Longe disso. Quando fazia espectáculos de stand up, Trevor levantava-se às seis da tarde e estava no palco entre as 19h e as 20h30. Depois, tomava aquilo a que chamava “o pequeno-almoço”. A seguir, actuava noutros clubes da cidade até às 3h30. No regresso a casa, fazia compras numa loja que estivesse aberta toda a madrugada e deitava-se às onze da manhã.

Uma infância difícil e uma vida de muito trabalho — ele deve ser admirado por toda a gente.
Nem toda. Alguns comediantes sul-africanos acham-no arrogante.

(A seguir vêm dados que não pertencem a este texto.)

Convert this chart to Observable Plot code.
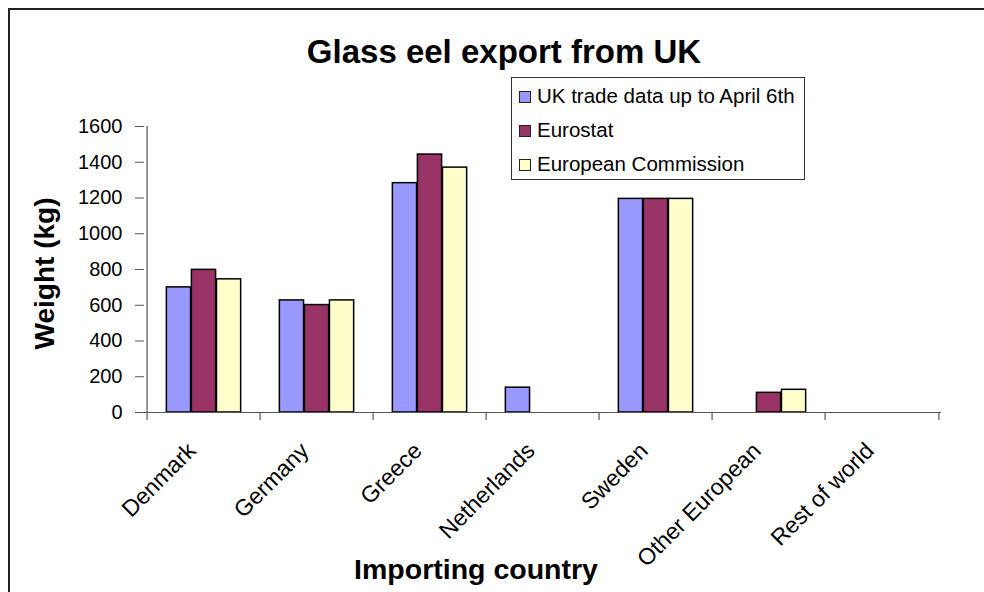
<!DOCTYPE html>
<html><head><meta charset="utf-8">
<script src="https://cdn.jsdelivr.net/npm/d3@7"></script>
<script src="https://cdn.jsdelivr.net/npm/@observablehq/plot@0.6"></script>
<style>
body{margin:0;background:#fff;font-family:"Liberation Sans",Arial,sans-serif;}
#wrap{position:relative;width:984px;height:592px;overflow:hidden;background:#fff;}
#frame{position:absolute;left:8px;top:8px;width:1000px;height:620px;border:2px solid #222;box-sizing:border-box;}
#chart{position:absolute;left:0;top:0;}
#title{position:absolute;top:35px;left:504px;transform:translateX(-50%);font-weight:bold;font-size:33px;line-height:33px;white-space:nowrap;color:#000;}
#legend{position:absolute;left:511px;top:77px;width:294px;height:103px;border:1px solid #333;box-sizing:border-box;background:#fff;padding-top:1px;}
.row{height:34px;line-height:34px;font-size:20.5px;white-space:nowrap;position:relative;padding-left:25px;color:#000;}
.sw{position:absolute;left:7px;top:12px;width:12px;height:12px;border:1px solid #222;box-sizing:border-box;}
</style>
</head><body>
<div id="wrap">
  <div id="frame"></div>
  <div id="chart"></div>
  <div id="title"></div>
  <div id="legend"></div>
</div>
<script>
const titleText = "Glass eel export from UK";
const yTitle = "Weight (kg)";
const xTitle = "Importing country";
const countries = ["Denmark", "Germany", "Greece", "Netherlands", "Sweden", "Other European", "Rest of world"];
const seriesNames = ["UK trade data up to April 6th", "Eurostat", "European Commission"];
const seriesColors = ["#9999FF", "#993366", "#FFFFCC"];
const ukTrade = [700, 627, 1283, 139, 1195, null, null];
const eurostat = [798, 601, 1443, null, 1195, 110, null];
const europeanCommission = [745, 627, 1370, null, 1195, 127, null];
const yTicks = [0, 200, 400, 600, 800, 1000, 1200, 1400, 1600];

const width = 984, height = 592, mL = 144, mR = 43, mT = 126, mB = 180;
const bw = (width - mL - mR) / countries.length;
const barW = bw * 0.22;
const tickLen = 8 * (yTicks[yTicks.length - 1] - yTicks[0]) / (height - mT - mB);
const seriesValues = [ukTrade, eurostat, europeanCommission];

const marks = [];
seriesValues.forEach((vals, k) => {
  const data = countries.map((c, i) => ({country: c, value: vals[i]})).filter(d => d.value != null);
  marks.push(Plot.barY(data, {
    x: "country", y1: 0, y2: "value",
    fill: seriesColors[k], stroke: "#000", strokeWidth: 1.5,
    dx: (k - 1) * barW, insetLeft: (bw - barW) / 2, insetRight: (bw - barW) / 2
  }));
});
marks.push(Plot.ruleY([0], {stroke: "#555", strokeWidth: 1.2}));
marks.push(Plot.ruleX([countries[0]], {x: d => d, y1: 0, y2: yTicks[yTicks.length - 1], dx: -bw / 2, stroke: "#555", strokeWidth: 1.2}));
marks.push(Plot.ruleX(countries, {x: d => d, y1: 0, y2: -tickLen, dx: -bw / 2, stroke: "#555", strokeWidth: 1.2}));
marks.push(Plot.ruleX([countries[countries.length - 1]], {x: d => d, y1: 0, y2: -tickLen, dx: bw / 2, stroke: "#555", strokeWidth: 1.2}));
marks.push(Plot.axisY(yTicks, {tickSize: 9, tickPadding: 13, fontSize: 20, stroke: "#555", fill: "#000", label: null, tickFormat: d => String(d)}));
marks.push(Plot.text(countries, {x: d => d, frameAnchor: "bottom", text: d => d, rotate: -45, textAnchor: "end", lineAnchor: "middle", dx: -12, dy: 34.5, fontSize: 23, fill: "#000"}));
marks.push(Plot.text([yTitle], {frameAnchor: "left", text: d => d, rotate: -90, textAnchor: "middle", lineAnchor: "middle", dx: -99, dy: 4, fontSize: 28, fontWeight: "bold", fill: "#000"}));
marks.push(Plot.text([xTitle], {frameAnchor: "bottom", text: d => d, textAnchor: "middle", lineAnchor: "middle", dx: -67, dy: 157, fontSize: 28.5, fontWeight: "bold", fill: "#000"}));

const chart = Plot.plot({
  width, height,
  marginLeft: mL, marginRight: mR, marginTop: mT, marginBottom: mB,
  x: {type: "band", domain: countries, padding: 0, axis: null},
  y: {domain: [yTicks[0], yTicks[yTicks.length - 1]]},
  style: {fontFamily: "'Liberation Sans', Arial, sans-serif", fontSize: "20px", background: "transparent", color: "#000", overflow: "visible"},
  marks
});
document.getElementById("chart").appendChild(chart);
document.getElementById("title").textContent = titleText;
const legend = document.getElementById("legend");
seriesNames.forEach((name, k) => {
  const row = document.createElement("div");
  row.className = "row";
  const sw = document.createElement("span");
  sw.className = "sw";
  sw.style.background = seriesColors[k];
  row.appendChild(sw);
  row.appendChild(document.createTextNode(name));
  legend.appendChild(row);
});
</script>
</body></html>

E vários americanos ficaram chocados quando, depois de se saber que ele iria suceder a Jon Stewart, foram revelados tweets antigos em que fazia piadas consideradas inconvenientes sobre mulheres gordas e sobre Israel. Mas, entretanto, a polémica desapareceu.

E que piadas é que ele vai dizer hoje, no programa de estreia?
Isso não se sabe. Mas sabe-se que vai entrevistar o actor e comediante Kevin Hart. Nos dias seguintes, recebe Whitney Wolfe, co-fundadora do Tinder; Chris Christie, candidato republicano à Presidência; e o cantor Ryan Adams.

Parece-me óptimo: quando é que vamos poder ver isso em Portugal?
Vai ter que ter paciência. A SIC Notícias e a SIC Radical, que têm emitido o Daily Show, não compraram a nova temporada.